# Big Turnout at Memorial Ride to Fallen Biker



## rockridge (Nov 17, 2004)

:cryin: This morning 7/29 upwards of 200 cyclists assembled at Sibley Park on Skyline drive in Oakland to ride to the site of an horrific accident that occurred earlier this year. A motorcyclist hit a bicyclist head on resulting in the death of the cyclist. The brother of the fallen cyclist spoke at Sibley and then the entire group rode in single file to the spot on Skyline where the fatal incident took place. There is a white "ghost bicycle" chained to a pole there and friends and family left flowers on the site. Several speeding motorcyclists whizzed by reinforcing that Skyline while a fantastic cycling road is plagued by dangerous motorcyclists who are largely ignored by the Oakland police. It is hoped that the presence of City Council person Jean Quan at the memorial will lead to more law enforcement in the Oakland Hills. Please add more details to this account as I didn't get the names of the cyclist and his brother.


----------



## z ken (Dec 30, 2006)

2 thumbs up!!


----------



## mytorelli (Dec 19, 2004)

There was an article in the newspaper, yesterday I think on this. I agree that Oakland police aren't doing enough. But i do see a lot more parks police out there which is a good sign, but still not enough.
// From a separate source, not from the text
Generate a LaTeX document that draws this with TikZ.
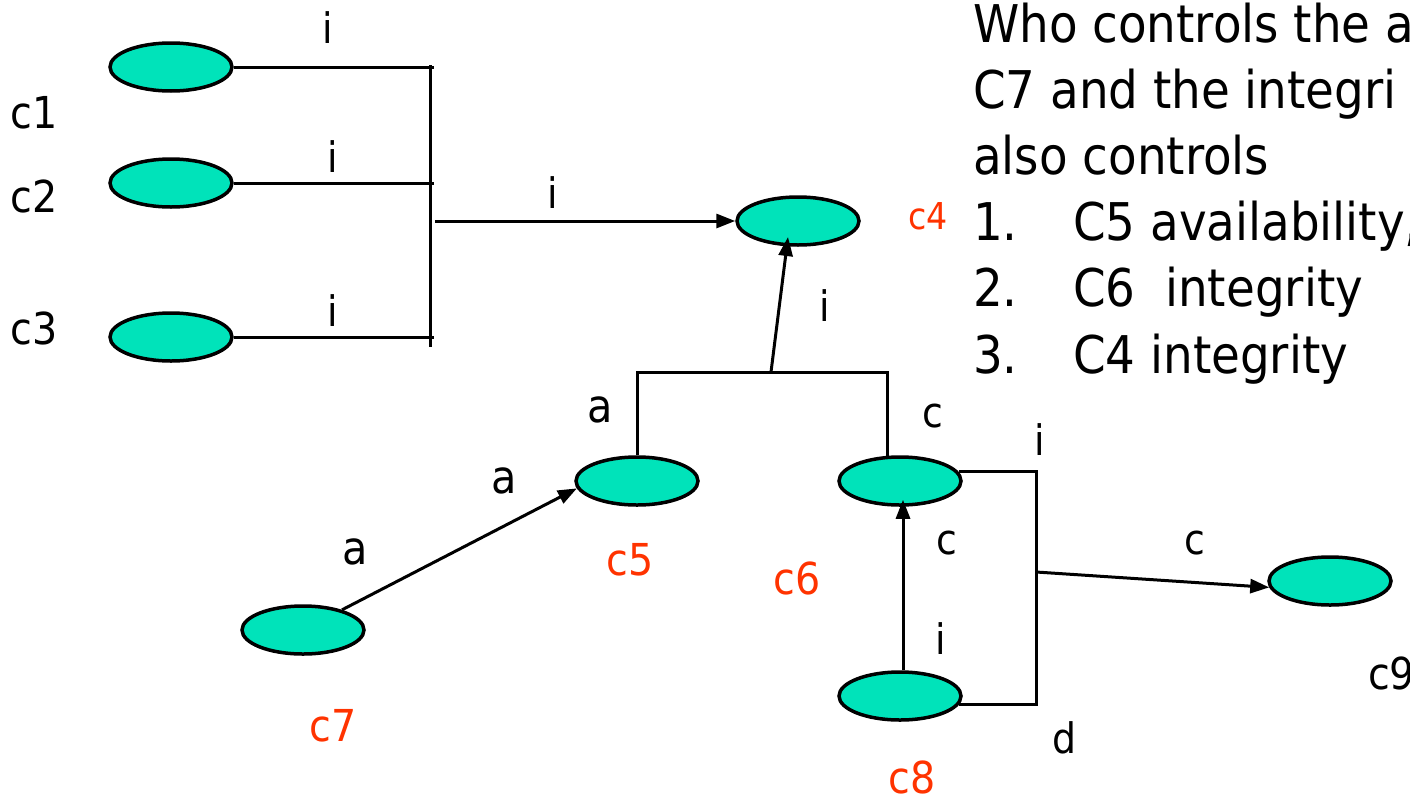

All they need to do is add one police officer on a bike off the side of a major road and wait. If they do this they'll probably be giving out tickets every 10 min. (10 min based on how many motorcycles I saw today speeding)

another bad story is today i was in a small group and a motorcycle went flying by before we could even move out of his way, and we yell to him to slow down... and as he speeds away he flips us off! idiots...


----------



## mytorelli (Dec 19, 2004)

also, if you guys want we can send email's to the EB parks police telling them to do more.

http://www.ebparks.org/about/police/contact


----------



## rockridge (Nov 17, 2004)

*Memorial Ride*

There was a good article in last weeks Montclarion and I am hoping there is a follow up report on the Sunday memorial ride. There seemed to be some photographers there. The rider who died is Ed Weiss and his brother is Rick Schiller.


----------



## rockridge (Nov 17, 2004)

Unable to upload photo.


----------



## Art853 (May 30, 2003)

The East Bay Bicycle Coalition has a link to an investigative reporting story regarding the collision that killed Ed Weiss and the resulting investigations. www.ebbc.org at the bottom of the page now. See The Montclarion and The Piedmonter link. 

Interesting to note how a key witness apparently changed his account of what he saw in the third interview with police. From initially seeing two motorcyclists pass him and hearing a collision behind him to apparently coming upon a collision scene in front of him. Big change in recollection.


----------